The brief called the conduct of the prosecutor in the capital case, Dale Cox, “inappropriate and unconstitutional.”
“The prosecutor, as an agent of the state of Louisiana, should not have misused and misinterpreted passages in the Bible to support his call to the jury for the execution of Mr. Crawford. The prosecutor’s own private interpretations of the Bible are his own and he is entitled to his own opinions,” it added.
“The problem is that at critical times the prosecutor, Mr. Cox, acting as an official agent of the State of Louisiana, publicly injected his own private religious interpretations of the Bible into the trial as the State’s justification to argue for the execution of Mr. Crawford. Mr. Cox’s statements are particularly egregious in a parish that leads the country in executions per capita and primarily due to the efforts of Mr. Cox.”
During the trial, in questioning Crawford’s pastor, Cox asked, “Referring to children, Christ said to his followers: Woe unto you, any of that would harm one of these. It would be better … as though you will never born. You will have a millstone put around your neck and dropped into the sea. Do you believe in that concept?” After some back-and-forth with the pastor, who said he believed not only in that passage from the Gospel but also in mercy, Cox asked him, “So, Pastor, then we should just ignore that Scripture from Christ?” Cox used the passage once more in his closing argument.
Cox is the acting district attorney for Caddo Parish, or county, which accounts for nearly half of the Louisiana’s death sentences in the past five years. Further, from 2010 to 2014. more people were sentenced to death per capita in Caddo Parish than in any other county in the United States, among counties with four or more death sentences in that time period.
Crawford, who is African-American, is the second youngest man on death row awaiting execution at the Louisiana State Penitentiary, also known as Angola. Critics of his death sentence say Crawford was charged with smothering his baby based on a flawed pathology report, because the autopsy also showed the baby had pneumonia but the finding was dismissed by the forensic pathologist as a coincidence.
The brief noted that most major faiths in the United States oppose the death penalty.
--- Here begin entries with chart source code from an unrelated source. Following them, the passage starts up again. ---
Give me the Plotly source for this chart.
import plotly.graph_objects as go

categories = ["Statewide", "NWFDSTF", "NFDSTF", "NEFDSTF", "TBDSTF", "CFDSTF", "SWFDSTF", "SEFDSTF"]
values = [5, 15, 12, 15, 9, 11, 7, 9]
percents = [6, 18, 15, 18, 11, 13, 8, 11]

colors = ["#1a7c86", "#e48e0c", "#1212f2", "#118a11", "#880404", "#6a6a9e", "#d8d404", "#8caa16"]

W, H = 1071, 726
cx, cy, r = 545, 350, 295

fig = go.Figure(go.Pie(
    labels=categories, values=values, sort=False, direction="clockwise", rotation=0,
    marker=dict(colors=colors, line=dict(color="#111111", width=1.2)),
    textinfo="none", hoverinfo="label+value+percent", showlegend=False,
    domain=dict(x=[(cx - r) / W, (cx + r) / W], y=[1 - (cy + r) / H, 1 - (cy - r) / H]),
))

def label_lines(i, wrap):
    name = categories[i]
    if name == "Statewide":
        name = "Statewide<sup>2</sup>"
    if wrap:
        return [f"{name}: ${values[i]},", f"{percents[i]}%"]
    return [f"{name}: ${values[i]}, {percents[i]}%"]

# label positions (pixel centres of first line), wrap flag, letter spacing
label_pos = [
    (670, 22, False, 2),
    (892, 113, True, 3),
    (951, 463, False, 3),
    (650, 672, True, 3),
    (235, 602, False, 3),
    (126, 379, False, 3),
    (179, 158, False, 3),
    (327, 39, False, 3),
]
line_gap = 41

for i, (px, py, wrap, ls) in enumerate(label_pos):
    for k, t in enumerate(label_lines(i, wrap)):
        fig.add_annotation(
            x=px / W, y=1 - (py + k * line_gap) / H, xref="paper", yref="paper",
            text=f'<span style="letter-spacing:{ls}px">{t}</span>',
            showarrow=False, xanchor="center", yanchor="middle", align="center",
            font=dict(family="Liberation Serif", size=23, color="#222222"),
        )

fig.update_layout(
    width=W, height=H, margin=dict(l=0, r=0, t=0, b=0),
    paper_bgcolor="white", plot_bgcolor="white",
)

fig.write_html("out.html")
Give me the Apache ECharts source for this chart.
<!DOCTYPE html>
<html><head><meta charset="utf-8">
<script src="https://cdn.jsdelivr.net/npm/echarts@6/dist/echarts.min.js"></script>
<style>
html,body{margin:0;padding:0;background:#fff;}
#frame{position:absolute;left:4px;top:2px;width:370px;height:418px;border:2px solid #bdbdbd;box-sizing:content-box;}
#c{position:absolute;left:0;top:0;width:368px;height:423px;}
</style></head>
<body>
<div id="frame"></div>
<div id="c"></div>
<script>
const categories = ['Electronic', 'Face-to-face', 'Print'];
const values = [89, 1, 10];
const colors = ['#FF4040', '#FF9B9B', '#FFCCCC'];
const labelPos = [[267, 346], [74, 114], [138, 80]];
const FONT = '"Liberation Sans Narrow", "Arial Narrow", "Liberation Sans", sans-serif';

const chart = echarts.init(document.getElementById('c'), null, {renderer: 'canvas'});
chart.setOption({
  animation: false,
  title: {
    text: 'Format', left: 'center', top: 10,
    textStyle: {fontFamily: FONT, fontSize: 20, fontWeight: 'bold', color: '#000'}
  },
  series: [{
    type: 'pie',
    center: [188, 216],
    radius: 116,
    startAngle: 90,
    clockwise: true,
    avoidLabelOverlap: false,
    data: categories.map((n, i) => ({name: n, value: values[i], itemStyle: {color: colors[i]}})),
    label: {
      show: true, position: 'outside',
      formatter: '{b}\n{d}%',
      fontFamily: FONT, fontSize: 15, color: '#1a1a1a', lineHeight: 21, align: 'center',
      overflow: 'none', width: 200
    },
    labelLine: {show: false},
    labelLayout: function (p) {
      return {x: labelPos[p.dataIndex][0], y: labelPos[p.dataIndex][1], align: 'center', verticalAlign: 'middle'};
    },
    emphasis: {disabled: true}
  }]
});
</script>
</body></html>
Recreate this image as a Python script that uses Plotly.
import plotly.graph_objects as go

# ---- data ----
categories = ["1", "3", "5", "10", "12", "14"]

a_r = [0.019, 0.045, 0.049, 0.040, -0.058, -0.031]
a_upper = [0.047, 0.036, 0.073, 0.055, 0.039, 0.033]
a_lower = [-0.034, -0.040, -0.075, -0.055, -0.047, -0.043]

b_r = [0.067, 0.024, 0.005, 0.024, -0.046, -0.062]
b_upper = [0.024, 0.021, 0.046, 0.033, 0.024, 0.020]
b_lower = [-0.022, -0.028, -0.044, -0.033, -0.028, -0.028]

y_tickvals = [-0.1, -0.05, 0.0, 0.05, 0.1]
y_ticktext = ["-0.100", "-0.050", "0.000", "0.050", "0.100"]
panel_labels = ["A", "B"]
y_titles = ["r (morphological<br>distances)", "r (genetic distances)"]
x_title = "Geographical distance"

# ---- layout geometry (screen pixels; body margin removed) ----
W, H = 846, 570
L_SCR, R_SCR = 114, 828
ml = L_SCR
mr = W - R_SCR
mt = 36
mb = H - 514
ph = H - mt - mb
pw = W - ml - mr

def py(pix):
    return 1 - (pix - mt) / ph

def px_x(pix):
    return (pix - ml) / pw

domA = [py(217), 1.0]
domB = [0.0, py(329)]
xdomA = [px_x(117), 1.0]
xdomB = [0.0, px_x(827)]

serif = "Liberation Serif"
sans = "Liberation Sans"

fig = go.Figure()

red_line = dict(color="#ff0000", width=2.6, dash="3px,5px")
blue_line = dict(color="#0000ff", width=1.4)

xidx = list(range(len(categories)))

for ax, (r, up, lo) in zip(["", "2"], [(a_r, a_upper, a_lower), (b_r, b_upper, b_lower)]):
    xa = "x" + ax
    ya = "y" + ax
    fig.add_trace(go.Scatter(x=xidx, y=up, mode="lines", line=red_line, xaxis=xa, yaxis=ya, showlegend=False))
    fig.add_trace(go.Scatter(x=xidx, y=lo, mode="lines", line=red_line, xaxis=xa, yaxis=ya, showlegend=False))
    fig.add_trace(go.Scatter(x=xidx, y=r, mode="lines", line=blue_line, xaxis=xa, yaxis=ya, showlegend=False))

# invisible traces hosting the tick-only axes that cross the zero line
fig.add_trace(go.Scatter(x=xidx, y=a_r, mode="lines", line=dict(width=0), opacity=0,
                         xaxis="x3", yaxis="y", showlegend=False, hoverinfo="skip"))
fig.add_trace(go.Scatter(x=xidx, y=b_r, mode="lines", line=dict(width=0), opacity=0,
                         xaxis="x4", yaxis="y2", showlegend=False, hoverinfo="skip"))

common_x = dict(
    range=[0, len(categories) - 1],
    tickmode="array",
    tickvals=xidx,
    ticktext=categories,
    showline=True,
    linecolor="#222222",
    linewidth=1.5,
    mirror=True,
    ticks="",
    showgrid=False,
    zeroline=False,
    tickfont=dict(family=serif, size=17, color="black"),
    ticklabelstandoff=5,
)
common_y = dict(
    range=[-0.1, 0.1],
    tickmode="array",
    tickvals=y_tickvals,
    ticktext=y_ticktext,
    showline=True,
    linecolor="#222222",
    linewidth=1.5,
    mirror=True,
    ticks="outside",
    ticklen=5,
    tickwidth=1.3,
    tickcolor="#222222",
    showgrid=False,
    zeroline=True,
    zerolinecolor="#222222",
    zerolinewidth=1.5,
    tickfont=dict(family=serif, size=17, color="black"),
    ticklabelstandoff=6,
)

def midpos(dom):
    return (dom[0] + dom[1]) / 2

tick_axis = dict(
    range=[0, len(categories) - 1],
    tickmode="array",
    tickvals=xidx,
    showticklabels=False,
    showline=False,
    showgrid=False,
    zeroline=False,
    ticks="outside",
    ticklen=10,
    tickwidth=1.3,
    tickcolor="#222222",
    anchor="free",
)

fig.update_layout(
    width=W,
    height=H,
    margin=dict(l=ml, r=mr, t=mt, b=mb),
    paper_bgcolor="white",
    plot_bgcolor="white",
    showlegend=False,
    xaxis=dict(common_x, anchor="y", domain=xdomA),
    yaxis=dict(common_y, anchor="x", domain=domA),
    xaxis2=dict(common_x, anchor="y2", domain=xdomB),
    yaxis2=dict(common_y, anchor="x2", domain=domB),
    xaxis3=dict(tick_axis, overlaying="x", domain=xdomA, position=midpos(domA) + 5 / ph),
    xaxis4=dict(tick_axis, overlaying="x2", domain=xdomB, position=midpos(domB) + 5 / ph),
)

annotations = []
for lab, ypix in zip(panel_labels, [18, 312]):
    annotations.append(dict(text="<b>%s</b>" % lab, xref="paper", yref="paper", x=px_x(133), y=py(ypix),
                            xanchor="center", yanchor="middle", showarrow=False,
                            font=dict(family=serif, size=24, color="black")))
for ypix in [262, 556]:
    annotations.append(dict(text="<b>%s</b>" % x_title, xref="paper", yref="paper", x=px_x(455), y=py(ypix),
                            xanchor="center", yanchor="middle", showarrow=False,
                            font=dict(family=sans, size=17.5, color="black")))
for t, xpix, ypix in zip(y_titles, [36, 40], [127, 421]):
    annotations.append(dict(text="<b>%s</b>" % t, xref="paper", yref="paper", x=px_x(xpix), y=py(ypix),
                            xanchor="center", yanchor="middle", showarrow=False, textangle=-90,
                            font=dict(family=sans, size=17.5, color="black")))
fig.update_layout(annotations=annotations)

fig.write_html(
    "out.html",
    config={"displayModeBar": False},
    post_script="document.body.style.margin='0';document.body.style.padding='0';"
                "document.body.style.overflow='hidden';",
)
Among the religious groups it cited was the U.S. Conference of Catholic Bishops, which says: “Since 1999, the (USCCB) has called for the end of the death penalty in the U.S.A. stating ‘opposition to the death penalty is important not only for what it does to those guilty of horrible crimes but what it does to all of us as a society.'”
Other groups cited in the brief include the American Baptist Churches USA, the American Friends Service Committee, the American Jewish Committee, the Central Conference of American Rabbis, The Church of the Brethren, the Episcopal Church, the Christian Church (Disciples of Christ), the Mennonite Church, the National Council of Churches, the Presbyterian Church, the Reformed Church in America, the United Church of Christ, the United Methodist Church and the Unitarian Universalist Association.
Of the 108 signers, 59, or more than half, are Catholics. They included Archbishop Gregory M. Aymond of New Orleans and Bishops Michael G. Duca of Shreveport, Shelton J. Fabre of Houma-Thibodaux, Ronald P. Herzog of Alexandria, Michael Jarrell of Lafayette, Robert W. Muench of Baton Rouge, and Glen J. Provost of Lake Charles. Other Catholic signers included Jesuit Father Fred Kammer, head of the Jesuit community in New Orleans and former head of Catholic Charities USA, and Sister Helen Prejean, a Sister of St. Joseph who for decades has been an active opponent of capital punishment and advocate for inmates sentenced to death.